1. I have never sat through such a long porn film.  Or one with so little plot.

2.  It is oddly beautiful at moments.  A massive honeycomb grid planet, a Bucky Ball writ cosmic scale, almost touching the earth before collapsing in on itself with a soft implosion of rust and creeping fire.  But the rest of the time, it feigns beauty by simply making the eyes hurt.  But not the cognitive faculties: it leaves them dull and barely frayed.  For to wound those would be sublime, which this is not.

3.  There is no point in an ideology critique in the face of such a film, because it doesn't have an ideology.  It has a howling wind, dreamt up in the belly of a CGI rendering program, that lifts and carries things, that makes other things pass in front of our behind them.

Among those things are the bad robots.  They are coded as either Arabic (wearing scarves, despite the fact that no other robots wear clothing, camped in the same desert environment where we see the good robots kill bad - or at least wearing aviators, sweating, and with a severe expression - brown people), black (literally black paint, long flowing robot dreadlocks), cops (now we're getting somewhere!), murderous birds, giant Dune-like burrowing worm-snakes that burrow through and python-strangle skyscrapers, and trolls.

The good robots are coded as, alternately, assholes or the vehicles driven by assholes.

4.  Total, utter absence of desire, on all parts.  There is a young woman of sorts, who is supposed to be incredibly hot, or so the film goes to great lengths to point out, from an opening gambit of an ass-level tracking shot up the stairs, from nearly every character, to a degree that starts to erode its own belief in this fact.  But she is a pure cipher: can we all agree that this set of parts constitutes an approximation of an ideal of the kind of woman audience members want to stare at in 3-D?  No, not her in her particularity, but as an aggregation, as a technology, as likely at any moment as any car or truck to suddenly dissemble before our eyes, and reform into something that also does not especially resemble a human but can be expected to pass for one provided that the camera move away too quickly or linger too long, such that there is a false consonance between our gaping and hers.  OK, then, all on the same page?

[The absence of desire is aided and abetted by the absence of any real absence, other than things like modulated dialogue.  Not a thing lacks.  And where it might, fluttering papers, glints from a missing sun.]

5.  Many "people" "die."  But not particularly.  Rather, they run around a set on which some real fake rubble is strewn and, at some point, they are told to throw their arms out or fall down, at which point are erased from the film by a computer, and replaced by a quick, acceptable-for-PG-13 spray of something vaguely blood color, with a sudden visibility of a very polished skull and a femur or two.  They are, that is, vaporized.  Or the "camera" cuts away, such that they are probably crushed under big feet or lacerated by the spinning razors of a metal snake's tail.
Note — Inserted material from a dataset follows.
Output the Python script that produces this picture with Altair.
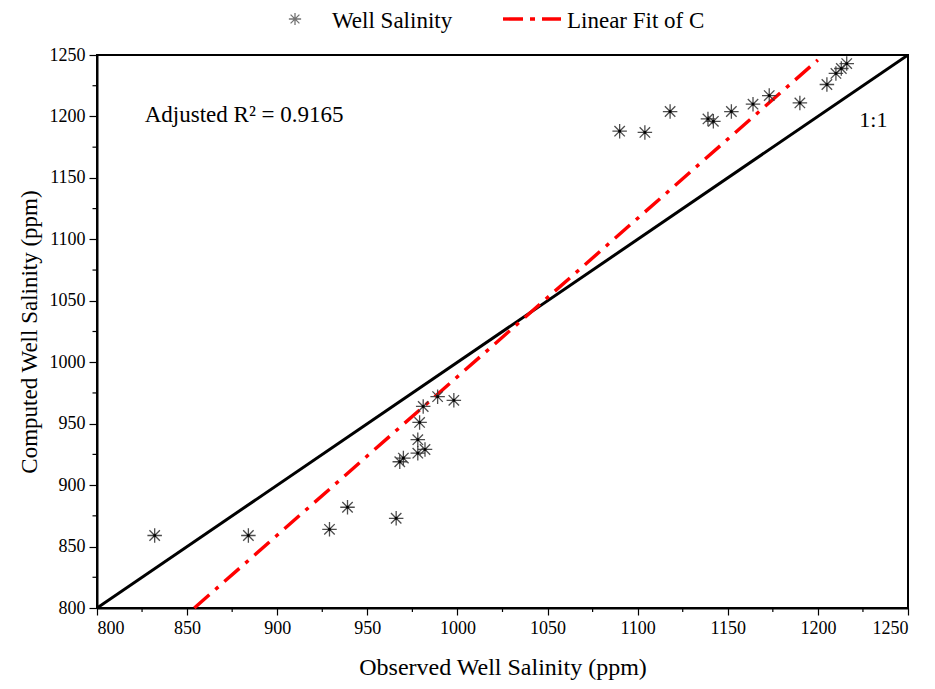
import altair as alt
import pandas as pd

# Observed vs computed well salinity (ppm)
observed = [832, 884, 929, 939, 966, 968, 970, 978, 982, 978, 979, 981, 989, 998,
            1090, 1104, 1118, 1139, 1142, 1152, 1164, 1173, 1190, 1205, 1210, 1213, 1216]
computed = [859, 859, 864, 882, 873, 919, 922, 926, 929, 937, 951, 964, 972, 969,
            1188, 1187, 1204, 1198, 1196, 1204, 1210, 1217, 1211, 1226, 1235, 1239, 1243]

one_x = [800, 1250]
one_y = [800, 1250]
fit_x = [854, 1200]
fit_y = [800, 1246]

major_ticks = [800, 850, 900, 950, 1000, 1050, 1100, 1150, 1200, 1250]
minor_ticks = [825, 875, 925, 975, 1025, 1075, 1125, 1175, 1225]

W, H = 811, 553
FONT = "Liberation Serif, Times New Roman, serif"
STAR = "M0,-1L0,1M-1,0L1,0M-0.72,-0.72L0.72,0.72M-0.72,0.72L0.72,-0.72"

pts = pd.DataFrame({"obs": observed, "comp": computed})
one = pd.DataFrame({"x": one_x, "y": one_y})
fit = pd.DataFrame({"x": fit_x, "y": fit_y})
minor = pd.DataFrame({"v": minor_ticks})

xs = alt.Scale(domain=[800, 1250], nice=False, zero=False)
ys = alt.Scale(domain=[800, 1250], nice=False, zero=False)

xaxis = alt.Axis(title="Observed Well Salinity (ppm)", values=major_ticks, grid=False,
                 format="d", tickSize=7, labelPadding=4, titlePadding=18,
                 labelFont=FONT, labelFontSize=18, titleFont=FONT, titleFontSize=24)
yaxis = alt.Axis(title="Computed Well Salinity (ppm)", values=major_ticks, grid=False,
                 format="d", tickSize=8, labelPadding=4, titlePadding=8,
                 labelFont=FONT, labelFontSize=18, titleFont=FONT, titleFontSize=23)

line11 = alt.Chart(one).mark_line(color="black", strokeWidth=3, clip=True).encode(
    x=alt.X("x:Q", scale=xs, axis=xaxis),
    y=alt.Y("y:Q", scale=ys, axis=yaxis),
)

fitline = alt.Chart(fit).mark_line(color="#ff0000", strokeWidth=3.4,
                                   strokeDash=[20, 8, 4, 8]).encode(
    x=alt.X("x:Q", scale=xs), y=alt.Y("y:Q", scale=ys)
)

stars = alt.Chart(pts).mark_point(shape=STAR, size=210, stroke="#3a3a3a",
                                  strokeWidth=1.3, filled=False, opacity=0.9).encode(
    x=alt.X("obs:Q", scale=xs), y=alt.Y("comp:Q", scale=ys)
)
centers = alt.Chart(pts).mark_point(shape="square", size=7, filled=True,
                                    color="black", opacity=1).encode(
    x=alt.X("obs:Q", scale=xs), y=alt.Y("comp:Q", scale=ys)
)

minor_x = alt.Chart(minor).mark_rule(color="black", strokeWidth=1.2).encode(
    x=alt.X("v:Q", scale=xs), y=alt.value(H), y2=alt.value(H + 4)
)
minor_y = alt.Chart(minor).mark_rule(color="black", strokeWidth=1.2).encode(
    y=alt.Y("v:Q", scale=ys), x=alt.value(0), x2=alt.value(-4.5)
)

ann = pd.DataFrame({"x": [826.5, 1223], "y": [1201, 1197],
                    "t": ["Adjusted R² = 0.9165", "1:1"], "fs": [23, 22]})
annot = alt.Chart(ann).mark_text(font=FONT, align="left", baseline="middle",
                                 color="black").encode(
    x=alt.X("x:Q", scale=xs), y=alt.Y("y:Q", scale=ys), text="t:N",
    size=alt.Size("fs:Q", scale=None, legend=None)
)

# Legend (above plot)
leg = pd.DataFrame({"lbl": ["Well Salinity", "Linear Fit of C"], "px": [235, 470]})
leg_text = alt.Chart(leg).mark_text(font=FONT, fontSize=23, align="left", baseline="middle",
                                    color="black").encode(
    x=alt.X("px:Q", scale=None), y=alt.value(-34), text="lbl:N"
)
leg_star = alt.Chart(leg.iloc[:1]).mark_point(shape=STAR, size=150, stroke="#3a3a3a",
                                               strokeWidth=1.3).encode(
    x=alt.value(198), y=alt.value(-36)
)
leg_line = alt.Chart(leg.iloc[1:]).mark_rule(color="#ff0000", strokeWidth=3.4,
                                              strokeDash=[20, 7, 5, 7]).encode(
    x=alt.value(406), x2=alt.value(464), y=alt.value(-36)
)

chart = alt.layer(line11, fitline, stars, centers, minor_x, minor_y, annot,
                  leg_text, leg_star, leg_line).properties(
    width=W, height=H,
    autosize=alt.AutoSizeParams(type="none"),
    padding={"left": 89, "top": 47, "right": 19, "bottom": 80},
).configure(font=FONT).configure_view(stroke="black", strokeWidth=2).configure_axis(
    domainColor="black", domainWidth=2, tickColor="black", tickWidth=1.2,
    labelColor="black", titleFontWeight="normal", titleColor="black",
)

chart.save("out.html", embed_options={"renderer": "svg", "actions": False})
But there is no gore.  They are not torn to shreds.  They are whole, and small, boring and mediocre, and then they simply are not there.  Even the man thrown through a window to fake a suicide: we do not see the impact, we do not see him open onto the ground.
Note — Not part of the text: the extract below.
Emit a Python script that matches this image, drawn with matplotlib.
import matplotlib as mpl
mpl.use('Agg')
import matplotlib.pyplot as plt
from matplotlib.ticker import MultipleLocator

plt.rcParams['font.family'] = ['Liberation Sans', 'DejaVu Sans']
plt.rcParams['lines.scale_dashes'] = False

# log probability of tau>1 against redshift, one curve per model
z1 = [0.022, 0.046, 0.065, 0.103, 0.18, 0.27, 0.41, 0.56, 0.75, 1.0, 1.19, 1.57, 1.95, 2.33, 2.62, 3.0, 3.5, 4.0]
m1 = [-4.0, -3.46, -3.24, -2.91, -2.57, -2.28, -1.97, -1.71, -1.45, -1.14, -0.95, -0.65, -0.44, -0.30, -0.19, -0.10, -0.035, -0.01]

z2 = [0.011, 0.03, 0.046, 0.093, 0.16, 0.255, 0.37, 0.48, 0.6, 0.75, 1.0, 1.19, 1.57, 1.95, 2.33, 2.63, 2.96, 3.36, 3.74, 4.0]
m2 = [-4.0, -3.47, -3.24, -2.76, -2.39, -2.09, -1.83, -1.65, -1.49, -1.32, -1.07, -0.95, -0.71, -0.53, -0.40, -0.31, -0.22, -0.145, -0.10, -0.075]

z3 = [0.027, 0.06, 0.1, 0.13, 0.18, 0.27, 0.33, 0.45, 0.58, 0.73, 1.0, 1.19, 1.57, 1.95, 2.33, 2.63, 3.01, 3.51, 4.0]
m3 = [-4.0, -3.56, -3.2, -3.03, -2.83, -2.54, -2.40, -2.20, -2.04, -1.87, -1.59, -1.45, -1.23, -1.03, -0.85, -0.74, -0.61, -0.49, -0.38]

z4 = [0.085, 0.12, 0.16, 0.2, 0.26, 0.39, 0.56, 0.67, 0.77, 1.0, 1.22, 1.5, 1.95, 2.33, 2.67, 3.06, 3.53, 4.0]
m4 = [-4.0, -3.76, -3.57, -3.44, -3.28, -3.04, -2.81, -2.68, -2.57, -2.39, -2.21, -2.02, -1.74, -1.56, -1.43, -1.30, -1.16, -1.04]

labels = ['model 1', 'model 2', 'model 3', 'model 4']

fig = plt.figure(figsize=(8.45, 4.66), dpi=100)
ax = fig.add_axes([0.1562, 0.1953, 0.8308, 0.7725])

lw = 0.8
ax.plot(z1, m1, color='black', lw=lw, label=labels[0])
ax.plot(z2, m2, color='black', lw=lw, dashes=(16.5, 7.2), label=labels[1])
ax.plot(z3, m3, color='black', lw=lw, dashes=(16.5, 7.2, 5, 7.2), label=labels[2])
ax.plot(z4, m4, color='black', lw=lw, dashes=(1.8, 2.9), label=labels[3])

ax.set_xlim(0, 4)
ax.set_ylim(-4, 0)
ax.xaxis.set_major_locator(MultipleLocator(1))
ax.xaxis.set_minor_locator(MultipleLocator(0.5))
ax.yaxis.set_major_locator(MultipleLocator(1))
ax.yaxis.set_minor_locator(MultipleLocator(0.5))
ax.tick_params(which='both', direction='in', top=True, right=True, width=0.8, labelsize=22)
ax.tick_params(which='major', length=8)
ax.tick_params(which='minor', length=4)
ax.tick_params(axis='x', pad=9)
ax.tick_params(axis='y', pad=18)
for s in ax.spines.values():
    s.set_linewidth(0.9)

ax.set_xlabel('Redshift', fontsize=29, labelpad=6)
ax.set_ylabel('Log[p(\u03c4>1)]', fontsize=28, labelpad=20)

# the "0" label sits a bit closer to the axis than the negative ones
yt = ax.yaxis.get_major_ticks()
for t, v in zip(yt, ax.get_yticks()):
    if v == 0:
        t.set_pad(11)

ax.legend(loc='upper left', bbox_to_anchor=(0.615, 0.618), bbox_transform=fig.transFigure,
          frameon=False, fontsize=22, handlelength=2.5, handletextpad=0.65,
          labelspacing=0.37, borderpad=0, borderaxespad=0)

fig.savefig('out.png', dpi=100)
6.  Conversely, it is one of the goriest films of late, provided we properly anthropomorphize the robots as we are supposed to.  (Or see them as lesser categories of humans, as in the racialized, exoticized, and demonized bad ones.)  There is no anthrorpos violence, but there is a staggering display of violence enacted on the forms - for they have no matter or weight, just shifting colors and textures - of that which is formed [morph] as if anthropos.  They dig their hand-shaped extensions deep into something we are meant to think as a chest cavity, they leak red paint and oil and anti-freeze, large chunks of rust and chunky geared organs splatter the broken city, they wrap chains around their heads and pull hard, until they come free, sputtering cables leaving it unsevered.  And like the bodies of Dante's thieves, they are never all the way one thing or another: falling through the air, they are folding in and out, like seraphim with many wings and unexplainable differences in national accents.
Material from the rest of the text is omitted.